The most important thing is to take care of you and your children. Make sure you eat, sleep, exercise. Make sure they are taken care of.
Then, look inside. Figure out the things about you that you want to change. A good way to start is to look at your marriage and think about the things that werent good and then figure out your part in those. Once you do, then, you can begin to change those parts of yourself.
Next, figure out what parts of your life arent as fulfilling as they could be. Then work on those.
All the while you are doing this stuff, remember to allow your wife to do her stuff.
Now, that doesnt mean she gets to treat you however she wants to. It just means to get out of the way of her journey.
Treat her the way you want to be treated.
I cannot promise you your marriage will be saved. I can promise you that you will come out of this a better, stronger person and someone your children could look at with respect.
You people are keeping me sane and have a much better insight into this than other people I talk too.
Your right I have done plenty to make the relationship what it is today and I can do plenty to improve on myself.
My wife went to counselling today even though I get the impression she didn't want too. I'm viewing counselling as a way to work on my issues and her to work on her issues and then see what happens. I need to understand what I have done to cause this and therefore what I should be doing to improve on myself. She needs help in a major way.
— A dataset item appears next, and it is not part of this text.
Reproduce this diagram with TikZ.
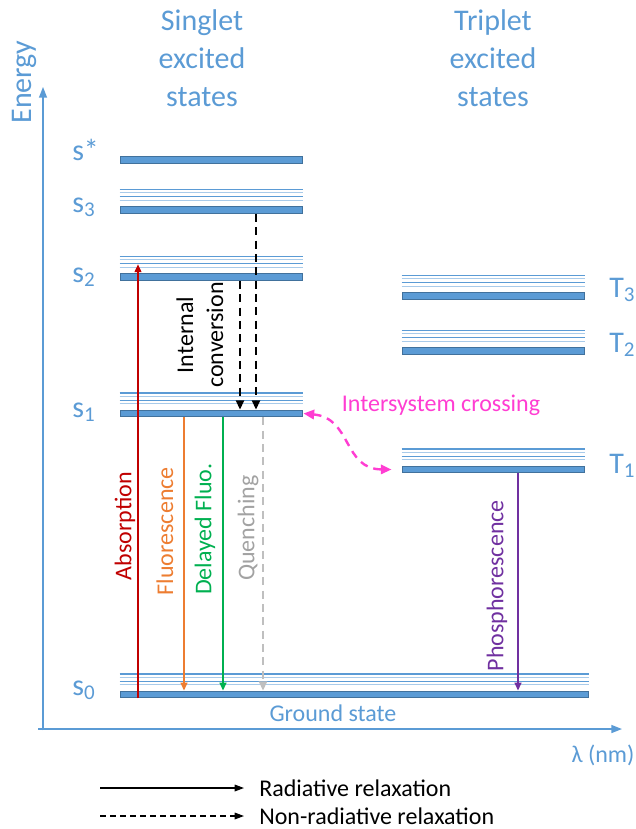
\documentclass[tikz,border=0pt]{standalone}
\usepackage{fontspec}
\setmainfont{Carlito}
\usetikzlibrary{arrows.meta,calc}
\definecolor{axisblue}{HTML}{5B9BD5}
\definecolor{barfill}{HTML}{5B9BD5}
\definecolor{barline}{HTML}{41719C}
\definecolor{viblight}{HTML}{A9CBEA}
\definecolor{vibdark}{HTML}{5B9BD5}
\definecolor{absred}{HTML}{C00000}
\definecolor{fluorange}{HTML}{ED7D31}
\definecolor{dfgreen}{HTML}{00B050}
\definecolor{quenchgrey}{HTML}{BFBFBF}
\definecolor{phospurple}{HTML}{7030A0}
\definecolor{iscpink}{HTML}{FF3DD2}
\tikzset{
  bar/.style={draw=barline, fill=barfill, line width=0.75pt, inner sep=0pt, minimum height=5pt},
  shortbar/.style={bar, minimum width=136.5pt},
  lbl/.style={text=axisblue, font=\fontsize{22.5pt}{28.5pt}\selectfont, inner sep=0pt},
  head/.style={lbl, align=center},
  small/.style={font=\fontsize{18pt}{22.5pt}\selectfont, inner sep=0pt},
  vlabel/.style={small, rotate=90, anchor=east},
  axis/.style={draw=axisblue, line width=1.1pt, -{Triangle[length=8pt,width=6pt]}},
  radarrow/.style={line width=1.5pt, -{Triangle[length=6pt,width=5pt]}},
  nonradarrow/.style={line width=1.8pt, dash pattern=on 6pt off 4pt, -{Triangle[length=7pt,width=6pt]}},
  legarrow/.style={line width=0.9pt, -{Triangle[length=7pt,width=5pt]}},
  iscarrow/.style={draw=iscpink, line width=1.8pt, dash pattern=on 6pt off 4.5pt,
    {Triangle[length=8pt,width=7pt]}-{Triangle[length=8pt,width=7pt]}},
}
\begin{document}
\begin{tikzpicture}[x=0.75pt,y=-0.75pt]
\useasboundingbox (0,0) rectangle (636,829);

% axes
\coordinate (origin) at (43,729);
\coordinate (xorigin) at (38,729);
\coordinate (ytop) at (43,87);
\coordinate (xend) at (622,729);
\draw[axis] (xorigin) -- (xend);
\draw[axis] ([yshift=-1pt]origin) -- (ytop);
\node[lbl, rotate=90] (energy) at (24,82) {Energy};
\node[small, text=axisblue] (lambda) at (603,755) {λ (nm)};

% column headings
\node[head] (singhead) at (202,58) {Singlet\\excited\\states};
\node[head] (triphead) at (493,58) {Triplet\\excited\\states};

% electronic levels
\node[shortbar] (sstar) at (211,160) {};
\node[shortbar] (s3) at (211,210) {};
\node[shortbar] (s2) at (211,277) {};
\node[shortbar] (s1) at (211,413.5) {};
\node[bar, minimum width=351pt] (s0) at (354,694.5) {};
\node[shortbar] (t3) at (493,296) {};
\node[shortbar] (t2) at (493,351) {};
\node[shortbar] (t1) at (493,469.5) {};

% vibrational sublevels above each level
\foreach \lv in {s3,s2,s1,s0,t3,t2,t1}{
  \foreach \d/\c in {4.5/viblight,7/vibdark,10/viblight,12.5/vibdark}{
    \draw[\c, line width=0.8pt] ($(\lv.north west)+(0,-\d/0.75)$) -- ($(\lv.north east)+(0,-\d/0.75)$);
  }
}

% level labels
\node[lbl, anchor=base west] (lsstar) at (72,160) {s*};
\node[lbl, anchor=base west] (ls3) at (72,212) {s\textsubscript{3}};
\node[lbl, anchor=base west] (ls2) at (72,282) {s\textsubscript{2}};
\node[lbl, anchor=base west] (ls1) at (72,417) {s\textsubscript{1}};
\node[lbl, anchor=base west] (ls0) at (72,695) {s\textsubscript{0}};
\node[lbl, anchor=base west] (lt3) at (609,297) {T\textsubscript{3}};
\node[lbl, anchor=base west] (lt2) at (609,352) {T\textsubscript{2}};
\node[lbl, anchor=base west] (lt1) at (609,473) {T\textsubscript{1}};
\node[small, text=axisblue] (ground) at (333,713) {Ground state};

% transition columns
\coordinate (cabs) at (138,0);
\coordinate (cfl) at (184,0);
\coordinate (cdf) at (223,0);
\coordinate (cq) at (263,0);
\coordinate (cic1) at (240,0);
\coordinate (cic2) at (256,0);
\coordinate (cph) at (518,0);

% transitions
\draw[radarrow, absred] (s0.south -| cabs) -- ($(s2.north -| cabs)+(0,-9)$);
\draw[radarrow, fluorange] (s1.south -| cfl) -- (s0.north -| cfl);
\draw[radarrow, dfgreen] (s1.south -| cdf) -- (s0.north -| cdf);
\draw[nonradarrow, quenchgrey, line width=1.6pt] (s1.south -| cq) -- (s0.north -| cq);
\draw[nonradarrow] (s2.south -| cic1) -- (s1.north -| cic1);
\draw[nonradarrow] (s3.south -| cic2) -- (s1.north -| cic2);
\draw[radarrow, phospurple] (t1.south -| cph) -- (s0.north -| cph);
\draw[iscarrow] ($(s1.east)+(1,0)$) .. controls (352,418) and (343,469) .. ($(t1.west)+(-10,0)$);

% transition labels
\node[vlabel, text=absred] (labs) at (125,472) {Absorption};
\node[vlabel, text=fluorange] (lfl) at (165,467) {Fluorescence};
\node[vlabel, text=dfgreen] (ldf) at (205,463) {Delayed Fluo.};
\node[vlabel, text=quenchgrey!85!black] (lq) at (248,475) {Quenching};
\node[vlabel, text=phospurple] (lph) at (497,500) {Phosphorescence};
\node[small, rotate=90, align=center] (lic) at (200,335) {Internal\\conversion};
\node[small, text=iscpink] (lisc) at (441,405) {Intersystem crossing};

% legend
\coordinate (leg1a) at (100,788);
\coordinate (leg1b) at (244,788);
\coordinate (leg2a) at (100,816);
\coordinate (leg2b) at (244,816);
\draw[legarrow] (leg1a) -- (leg1b);
\draw[legarrow, dash pattern=on 4.5pt off 3pt] (leg2a) -- (leg2b);
\node[small, anchor=west] (leg1t) at (259,788) {Radiative relaxation};
\node[small, anchor=west] (leg2t) at (259,816) {Non-radiative relaxation};
\end{tikzpicture}
\end{document}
Your right in that in some ways I don't have to worry about her at all now and I can focus on myself. Its a little like a clean slate from which to build from.
She came home & told me she hadn't been going out that much & that there was nothing else wrong. It was all my reaction to it that was wrong and now because she can't stand me she is going out more often. Basically it is all my fault.
Her voice changing, internet / texting / on the phone constantly when at home, kids not getting any focus, hardly any cooking / cleaning, going out 1 per week till 2-4 am plus another night till 10-12 for 6 weeks in a row. During all this time I'd been taking care of the kids. Now the only difference is that she takes the kids out with her once per week and goes out by herself 2 times per week till 2-4 minimum.
Prior to that she also never went out in her opinion - however in reality she has always has gone out - it just hasn't been every week. It has been once every couple of months she has gone out late to which I never had a problem. She has also gone out for dinner / coffee reguarly and there was never any problem.
Geez its hard dealing with the revisionist history.
As long as you can distinguish what is live and what is memorex, you'll be just fine. Allow her talk all she wants, i.e., whether she's rewriting history or not. She needs to know that you are going to listen, affirm and validate her feelings. Apparently she didn't have much of this as a child. Please do not argue w/her when talking to you about how she feels. Remember...her perceptions is warped right now and what she sees and feels is very real to her.
Continue to focus on you and your children. Give God a chance to work on her a bit.
Sit quietly, the answers will reveal themselves when you least expect them to. The past is gone, the present is a gift and you need to focus on today, allow the future to reveal itself when it is ready.